La mentira nunca perdonaTítulo Original: THE DEBT Dirección: John Madden Intérpretes: Helen Mirren, Sam Worthington, Jessica Chastain, Jesper Christensen, Marton Csokas, Ciarán Hinds y Tom Wilkinson Nacionalidad: EE.UU. 2010 Duración: 113 minutos ESTRENO: Septiembre 2011
Reconstruida a partir de un filme israelí que triunfó en su país de origen hace unos años, John Madden, (Su majestad Mrs. Brown, 1997; Shakespeare in Love, 1998; La mandolina del capitán Corelli, 2001; La verdad oculta, 2005) se adentra en un tejido textual muy singular que mezcla el drama romántico con el cine de espías; el terror del nazismo con el melodrama de (sos)tener una mentira. O sea John Madden pertenece a esa categoría de cineastas que se mueve en la liga del Oscar. Cine que aspira a unir la calidad de la producción con la cantidad de la taquilla.

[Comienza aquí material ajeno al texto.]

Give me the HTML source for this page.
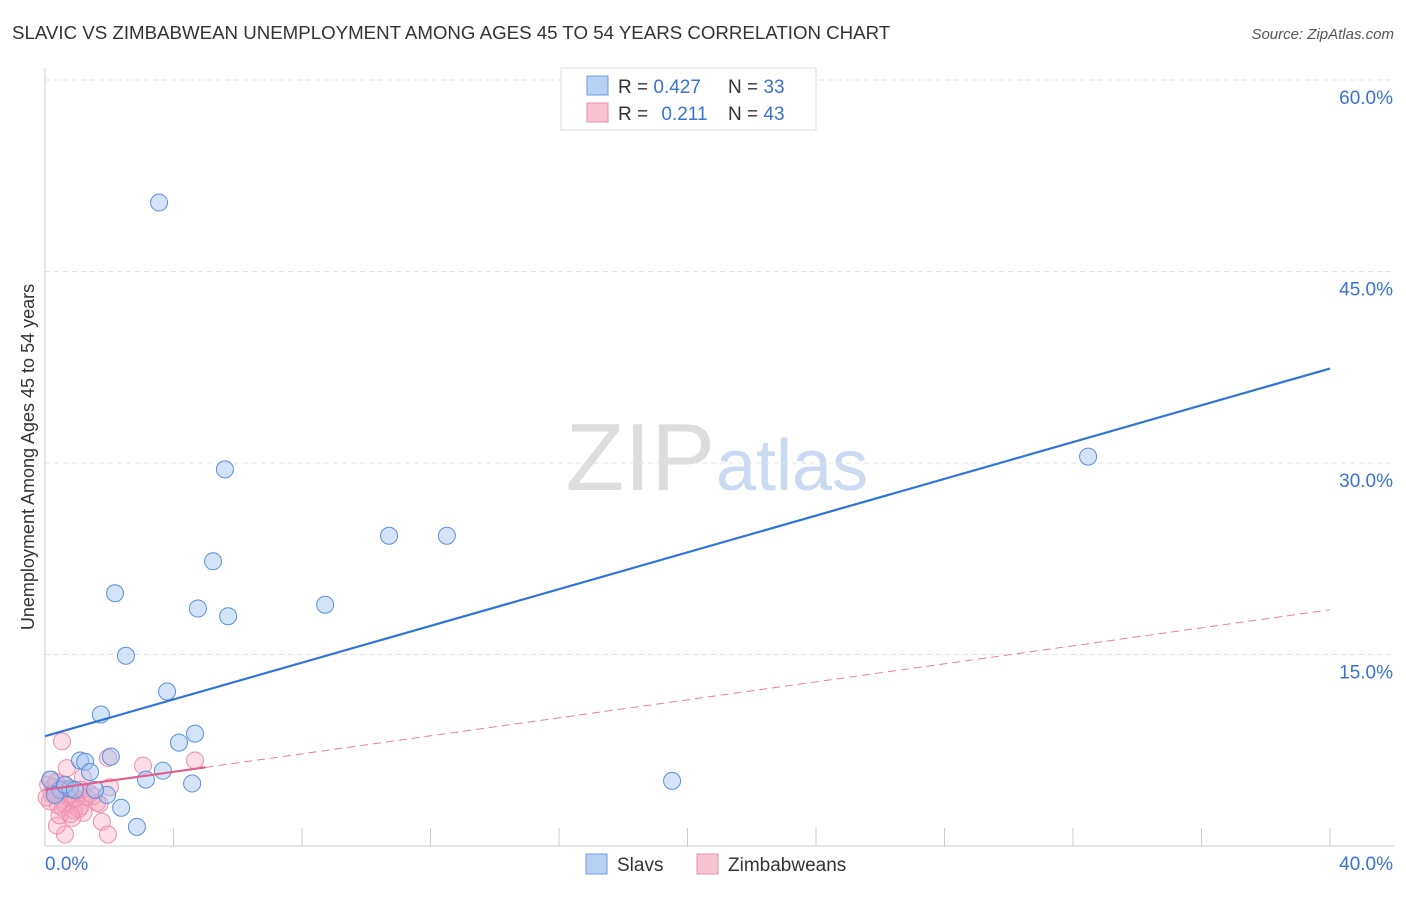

Como Branagh, Mendes y otros muchos compatriotas, Madden, como buen británico, bebió el veneno del teatro, que en Gran Bretaña se llama Shakespeare, antes de adentrarse en el mundo del cine. Eso imprime actitud y oficio, algo que lleva a mimar a los personajes y a anclarlos con textos que dicen algo y con gestos que muestran más, único armamento capaz de potenciar retratos poliédricos allí donde otros se conforman con garabatear.
En La deuda hay cuatro grandes personajes definitivos. Los tres protagonistas que aparecen en todos los carteles que anuncian el filme, los que se ven en la fotografía adjunta que pertenece a su período de juventud, en los años 60 y el monstruo por el que unen sus vidas en una misión que determinará su destino para siempre. Narrada en dos tiempos, años 60 y años 90; el núcleo decisivo de La deuda, la materia a la que alude su título, descansa en una incógnita que arranca cuando se publica un libro en el que se cuenta un hecho heroico.
En ese sentido, el filme se desarrolla entre dos secuencias casi idénticas. Como en el legendario filme de Akira Kurosawa, Rashomon, se asiste, en este caso, a dos visiones de la misma acción; dos relatos que, aunque parecidos en buena parte, presentan una sustancial diferencia. Esa diferencia entre lo que se cuenta y lo que pasó alimenta el suspense de un relato en el que resultan más apasionantes algunas de sus fases que la incertidumbre sobre la que se cimenta su argumento.
En La deuda sin posibilidad de conjugación se pasa por fases de temperaturas extremas. En la más candente, la que corresponde al encuentro de tres miembros del Mosad con un doctor nazi responsable de crueles experimentos y de cientos de asesinatos de niños e inocentes, Madden se acerca al corazón de las tinieblas, a la sinrazón del mal y del horror. A una pregunta que lleva atormentando a la civilización occidental desde hace 60 años y ante la que no hay respuesta alguna. ¿Qué conforma la naturaleza del monstruo?
En algunos instantes, en esos diálogos entre el nazi psicótico y la agente israelí, el pulso desigual rememora lo mejor de La muerte y la doncella, aquella dolorosa introspección que del teatro adaptó para el cine Roman Polanski. En otros, en la tensión sexual irresuelta entre los tres agentes israelíes sometidos a la presión de lograr su objetivo en el Berlín oriental en una operación de orfebrería bélica, Madden se adentra en la ceremonia del desencuentro.
Cualquiera de las dos grandes cuestiones que aquí emergen hubieran dado una inatacable consistencia a esta reflexión. Pero el guión prefiere jugar la baza del ¿lo hicieron o no lo hicieron?, algo que desvirtúa el verdadero rostro del mal. De ese modo, lo que se gana en entretenimiento, se cobra un alto precio, reduce a títere de la acción lo que podía haber sido un poderoso referente para la reflexión. Y así, al final del filme y al recrear su título, se impone una sospecha, la verdadera deuda que el filme parecía querer asumir con el público no se salda o se salda en falso.